Bob Scucci is a calm guy and on Sunday mornings that helps because for several hours, he’s in the eye of a hurricane.
Scucci, the race and sports book manager at the Stardust, says that as football betting reaches its peak during those hours, it’s "like being on the trading floor of the stock market" where everything happens at once.
During those times there are any number of people demanding his attention both in person and on the phones and they can become, shall we say, quite insistent.
"I think it’s an adrenalin rush for me and all things considered — yeah, there’s a lot of stress and pressure," Scucci says. "But a lot of people would like to have the job of sports book manager, especially this one."
Indeed, sports book manager at the Stardust, considered one of the leading sports shops in the industry, is a plum assignment. Scucci, 40, has had the position for two years; he’s been in the sports betting industry for 15.
The job is without doubt very demanding. He routinely works 12 to 14 hours on weekends and 10 during the week. He tentatively gives himself Wednesdays off, but even those plans can go by the board if the job demands.
His office, surprisingly small but functional, is down a narrow passageway behind one of the walls that are covered by the big boards listing all the games.
The big boards tell the story at the Stardust as the point spreads, the ones Scucci and his assistant are responsible for setting, reverberate not only all around Las Vegas and throughout the state, but even across the country.
"There’s nothing on the board that I’m not aware of," says Scucci, who reports to Stan Roth, director of casino operations for the Boyd property.
"You question a lot of the lines you make," Scucci continues. "You feel that weight on your shoulders. You have a responsibility to the whole (sports book) industry."

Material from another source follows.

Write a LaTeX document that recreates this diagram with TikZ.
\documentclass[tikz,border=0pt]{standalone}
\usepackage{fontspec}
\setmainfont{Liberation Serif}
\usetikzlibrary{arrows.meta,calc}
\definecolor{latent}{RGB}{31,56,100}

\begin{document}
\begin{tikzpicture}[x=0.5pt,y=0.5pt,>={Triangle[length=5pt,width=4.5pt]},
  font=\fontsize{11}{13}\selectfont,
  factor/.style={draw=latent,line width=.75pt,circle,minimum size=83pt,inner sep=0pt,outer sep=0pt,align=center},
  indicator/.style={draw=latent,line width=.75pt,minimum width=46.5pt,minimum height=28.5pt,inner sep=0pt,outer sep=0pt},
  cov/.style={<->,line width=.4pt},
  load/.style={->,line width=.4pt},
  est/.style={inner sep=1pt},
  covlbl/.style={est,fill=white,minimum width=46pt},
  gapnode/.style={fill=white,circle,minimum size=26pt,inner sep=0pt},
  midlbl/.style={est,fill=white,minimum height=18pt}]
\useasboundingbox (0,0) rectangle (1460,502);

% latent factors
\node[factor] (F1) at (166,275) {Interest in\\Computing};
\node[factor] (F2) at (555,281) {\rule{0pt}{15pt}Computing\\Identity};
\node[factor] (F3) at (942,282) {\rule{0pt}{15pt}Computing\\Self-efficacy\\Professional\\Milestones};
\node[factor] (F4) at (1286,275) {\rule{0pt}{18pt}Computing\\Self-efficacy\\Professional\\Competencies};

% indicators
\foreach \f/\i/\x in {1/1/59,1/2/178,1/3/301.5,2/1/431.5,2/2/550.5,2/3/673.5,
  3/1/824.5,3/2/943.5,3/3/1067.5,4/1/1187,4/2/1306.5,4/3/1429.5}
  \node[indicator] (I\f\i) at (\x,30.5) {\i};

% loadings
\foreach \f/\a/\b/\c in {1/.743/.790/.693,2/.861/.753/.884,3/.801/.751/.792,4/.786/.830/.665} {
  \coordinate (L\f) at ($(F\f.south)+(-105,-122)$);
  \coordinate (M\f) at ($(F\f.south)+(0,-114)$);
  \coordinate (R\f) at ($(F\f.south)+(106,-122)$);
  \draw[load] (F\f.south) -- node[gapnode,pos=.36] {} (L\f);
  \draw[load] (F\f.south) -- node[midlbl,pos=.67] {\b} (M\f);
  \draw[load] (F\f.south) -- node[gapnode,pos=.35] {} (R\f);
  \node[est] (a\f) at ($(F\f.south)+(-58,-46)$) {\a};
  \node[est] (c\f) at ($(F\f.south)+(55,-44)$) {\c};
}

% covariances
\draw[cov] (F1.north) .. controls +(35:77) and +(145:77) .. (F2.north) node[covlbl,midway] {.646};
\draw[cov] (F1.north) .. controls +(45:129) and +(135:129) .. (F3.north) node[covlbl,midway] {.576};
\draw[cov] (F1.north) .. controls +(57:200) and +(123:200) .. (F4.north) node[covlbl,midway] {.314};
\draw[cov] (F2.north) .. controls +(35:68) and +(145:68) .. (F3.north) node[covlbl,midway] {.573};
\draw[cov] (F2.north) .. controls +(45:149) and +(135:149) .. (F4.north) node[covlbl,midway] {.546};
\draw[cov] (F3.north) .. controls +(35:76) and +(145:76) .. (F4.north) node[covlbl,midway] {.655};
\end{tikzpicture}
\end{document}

Part of that weight comes from being the line-maker at the Stardust, which has long had the reputation of being the leader in the field.
Of course, line-making isn’t an exact science and Scucci has felt the sting of that reality.

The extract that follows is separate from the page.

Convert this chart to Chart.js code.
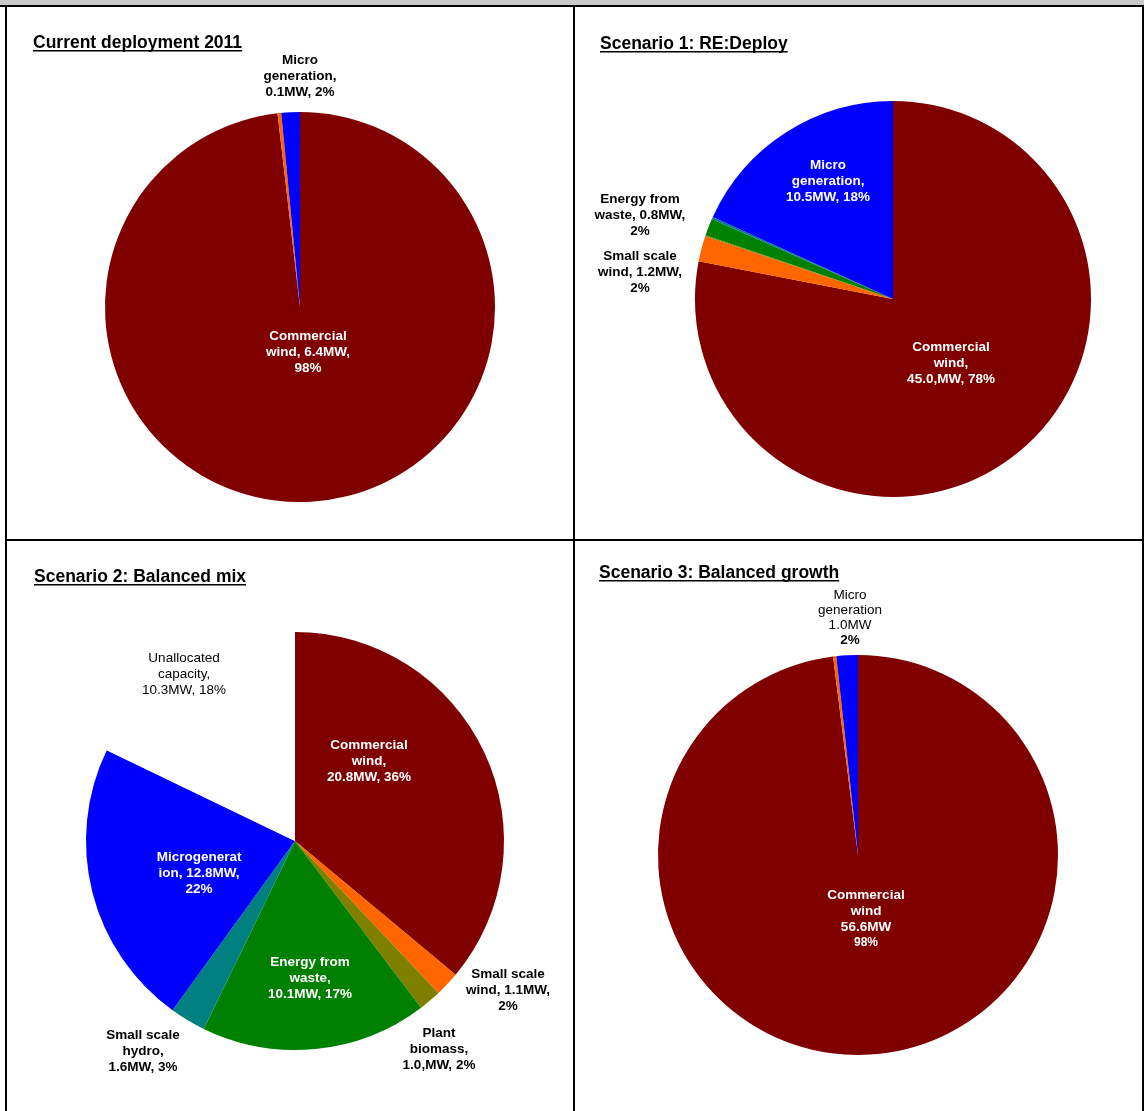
<!DOCTYPE html>
<html lang="en-GB">
<head>
  <title>Renewable energy deployment scenarios</title>
  <script type="text/javascript" src="https://cdn.jsdelivr.net/npm/chart.js"></script>
  <style>
    body { margin: 0; background: #fff; width: 1144px; height: 1111px; position: relative; overflow: hidden; }
    .band { position: absolute; left: 0; top: 0; width: 1144px; height: 5px; background: #c9c9c9; }
    .rule { position: absolute; background: #000; }
    canvas { position: absolute; }
  </style>
</head>
<body>
<div class="band"></div>
<div class="rule" style="left:0;top:5px;width:1144px;height:2px"></div>
<div class="rule" style="left:5px;top:5px;width:2px;height:1106px"></div>
<div class="rule" style="left:573px;top:5px;width:2px;height:1106px"></div>
<div class="rule" style="left:1142px;top:5px;width:2px;height:1106px"></div>
<div class="rule" style="left:5px;top:539px;width:1139px;height:2px"></div>

<canvas id="c2011" width="566" height="532" style="left:7px;top:7px"></canvas>
<canvas id="cS1" width="567" height="532" style="left:575px;top:7px"></canvas>
<canvas id="cS2" width="566" height="570" style="left:7px;top:541px"></canvas>
<canvas id="cS3" width="567" height="570" style="left:575px;top:541px"></canvas>

<script>
  // Categories and values (MW) for each pie
  const categories = ['Commercial wind', 'Small scale wind', 'Plant biomass', 'Energy from waste',
                      'Small scale hydro', 'Microgeneration', 'Unallocated capacity'];
  const current2011 = [6.4, 0.02, 0, 0, 0, 0.1, 0];
  const scenario1 = [45.0, 1.2, 0.05, 0.8, 0.1, 10.5, 0];
  const scenario2 = [20.8, 1.1, 1.0, 10.1, 1.6, 12.8, 10.3];
  const scenario3 = [56.6, 0.15, 0, 0, 0, 1.0, 0];

  // Data label text, one entry per category (null = no label)
  const labels2011 = [['Commercial', 'wind, 6.4MW,', '98%'], null, null, null, null,
                      ['Micro', 'generation,', '0.1MW, 2%'], null];
  const labelsS1 = [['Commercial', 'wind,', '45.0,MW, 78%'], ['Small scale', 'wind, 1.2MW,', '2%'], null,
                    ['Energy from', 'waste, 0.8MW,', '2%'], null,
                    ['Micro', 'generation,', '10.5MW, 18%'], null];
  const labelsS2 = [['Commercial', 'wind,', '20.8MW, 36%'], ['Small scale', 'wind, 1.1MW,', '2%'],
                    ['Plant', 'biomass,', '1.0,MW, 2%'], ['Energy from', 'waste,', '10.1MW, 17%'],
                    ['Small scale', 'hydro,', '1.6MW, 3%'], ['Microgenerat', 'ion, 12.8MW,', '22%'],
                    ['Unallocated', 'capacity,', '10.3MW, 18%']];
  const labelsS3 = [['Commercial', 'wind', '56.6MW', '98%'], null, null, null, null,
                    ['Micro', 'generation', '1.0MW', '2%'], null];

  const sliceColours = ['#800000', '#ff6600', '#808000', '#008000', '#008080', '#0000ff', '#ffffff'];
  const FONT = '"Liberation Sans", Arial, sans-serif';

  // label placement relative to pie centre, in units of the radius
  const W = '#ffffff', K = '#000000';
  const panels = [
    { id: 'c2011', title: 'Current deployment 2011', tx: 26, ty: 41, cx: 293, cy: 300, r: 195,
      values: current2011, text: labels2011,
      place: [{at: [0.041, 0.231], c: W}, null, null, null, null, {at: [0, -1.185], c: K}, null] },
    { id: 'cS1', title: 'Scenario 1: RE:Deploy', tx: 25, ty: 42, cx: 318, cy: 292, r: 198,
      values: scenario1, text: labelsS1,
      place: [{at: [0.293, 0.323], c: W}, {at: [-1.278, -0.136], c: K}, null,
              {at: [-1.278, -0.424], c: K}, null, {at: [-0.328, -0.596], c: W}, null] },
    { id: 'cS2', title: 'Scenario 2: Balanced mix', tx: 27, ty: 41, cx: 288, cy: 300, r: 209,
      values: scenario2, text: labelsS2,
      place: [{at: [0.354, -0.383], c: W}, {at: [1.019, 0.713], c: K}, {at: [0.689, 0.995], c: K},
              {at: [0.072, 0.656], c: W}, {at: [-0.727, 1.005], c: K}, {at: [-0.459, 0.153], c: W},
              {at: [-0.531, -0.799], c: K, w: 'normal'}] },
    { id: 'cS3', title: 'Scenario 3: Balanced growth', tx: 24, ty: 37, cx: 283, cy: 314, r: 200,
      values: scenario3, text: labelsS3,
      place: [{at: [0.04, 0.32], c: W, sizes: [13.5, 13.5, 13.5, 12]}, null, null, null, null,
              {at: [-0.04, -1.185], c: K, lh: 15, weights: ['normal', 'normal', 'normal', 'bold']}, null] }
  ];

  function makeLabels(p) {
    return {
      id: 'sliceLabels',
      afterDatasetsDraw(chart) {
        const ctx = chart.ctx;
        const arcs = chart.getDatasetMeta(0).data;
        ctx.save();
        ctx.textAlign = 'center';
        ctx.textBaseline = 'middle';
        p.text.forEach((lines, i) => {
          if (!lines) return;
          const pl = p.place[i];
          const a = arcs[i].getProps(['x', 'y', 'outerRadius'], true);
          const lx = a.x + pl.at[0] * a.outerRadius;
          const ly = a.y + pl.at[1] * a.outerRadius;
          const lh = pl.lh || 16;
          lines.forEach((t, j) => {
            const w = (pl.weights && pl.weights[j]) || pl.w || 'bold';
            const s = (pl.sizes && pl.sizes[j]) || 13.5;
            ctx.font = w + ' ' + s + 'px ' + FONT;
            ctx.fillStyle = pl.c;
            ctx.fillText(t, lx, ly + (j - (lines.length - 1) / 2) * lh);
          });
        });
        // underlined panel title
        ctx.textAlign = 'left';
        ctx.textBaseline = 'alphabetic';
        ctx.font = 'bold 17.5px ' + FONT;
        ctx.fillStyle = '#000';
        ctx.fillText(p.title, p.tx, p.ty);
        const tw = ctx.measureText(p.title).width;
        ctx.fillRect(p.tx, p.ty + 2, tw, 1.5);
        ctx.restore();
      }
    };
  }

  panels.forEach(p => {
    const el = document.getElementById(p.id);
    new Chart(el, {
      type: 'pie',
      data: {
        labels: categories,
        datasets: [{
          data: p.values,
          backgroundColor: sliceColours,
          borderWidth: 0,
          hoverOffset: 0
        }]
      },
      options: {
        responsive: false,
        animation: false,
        radius: p.r,
        layout: {
          padding: {
            left: p.cx - p.r,
            top: p.cy - p.r,
            right: el.width - p.cx - p.r,
            bottom: el.height - p.cy - p.r
          }
        },
        plugins: {
          legend: { display: false },
          tooltip: { enabled: false }
        }
      },
      plugins: [makeLabels(p)]
    });
  });
</script>
</body>
</html>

For instance, two years ago the Raiders were made a four point pick over Tampa Bay in the Super Bowl, and the Bucs won in a blowout. It was "one of our worst Super Bowls," Scucci says.
Then there was a proposition bet the Stardust put up for the 2003 Masters, in which Tiger Woods was listed at 200-1 that he would play a complete round of golf without shooting a birdie. "Who would of thought Tiger would play the whole first round without a birdie?" Scucci says. "We got hammered."
Traditionally, the Stardust’s sports book has been the first to go out on a limb and post the lines for the next week’s games. The lines are up by 5:30 on Sunday evening and they attract a crowd. A second crowd shows up early Monday morning to see how the first wave of bettors affected the Stardust’s line.
"I knew about the reputation of the Stardust and the Stardust line," Scucci says. "When I was a kid I never dreamed I would be in this spot, which in my mind is the most prestigious" in the industry.
Growing up, Scucci learned a lot about odds and bookmaking from his parents in New Jersey. The family later moved to Las Vegas where Scucci’s father worked at Gary Austin’s sports book in the long-gone Rose Bowl on Las Vegas Boulevard; his mother was a race book manager at the old Showboat.
Scucci was a star athlete at Basic High School where he played center field for the state champion baseball team in 1982 and was a running back, cornerback and punt returner for the football team. He then went on to USC where he graduated with a degree in broadcast journalism.
He started in the sports book industry as a teller at Sam’s Town and then moved to the Fremont, where he worked under Robert Walker, who is now the sports book director at The Mirage. He then moved on to become assistant manager under Joe Lupo at the Stardust and with the exception of a quick one month tour of duty at the Hard Rock, he has been at the Stardust ever since.
The biggest influence in the sports betting industry has been the emergence of offshore books, he says, adding that offshore books have driven a lot of money into other venues. However, he doesn’t believe offshore books have been a purely negative development.
"Business is as strong as ever in Las Vegas," he says, adding that offshore books could actually stimulate interest in Las Vegas books.
"There is a whole new generation who enjoy going to Las Vegas and the whole sports book environment," thanks to the offshore books, he says.
Overall, Scucci says Las Vegas can do more to promote itself as the only legal jurisdiction that allows sports betting.
He adds that legal sports betting could be extended to regions outside of Nevada. "I would like to see out-of-state Internet betting legalized and filtered into Nevada," he says, assuming the technology was in place that would prevent illegal and underage gambling.
When Scucci finds the time to escape the sports book pressure cooker, he relaxes by playing a lot of golf and tennis. When he wants to socialize, the smart looking bachelor hangs out at Mandalay Bay. "That’s why I don’t get much rest on the weekend," he says.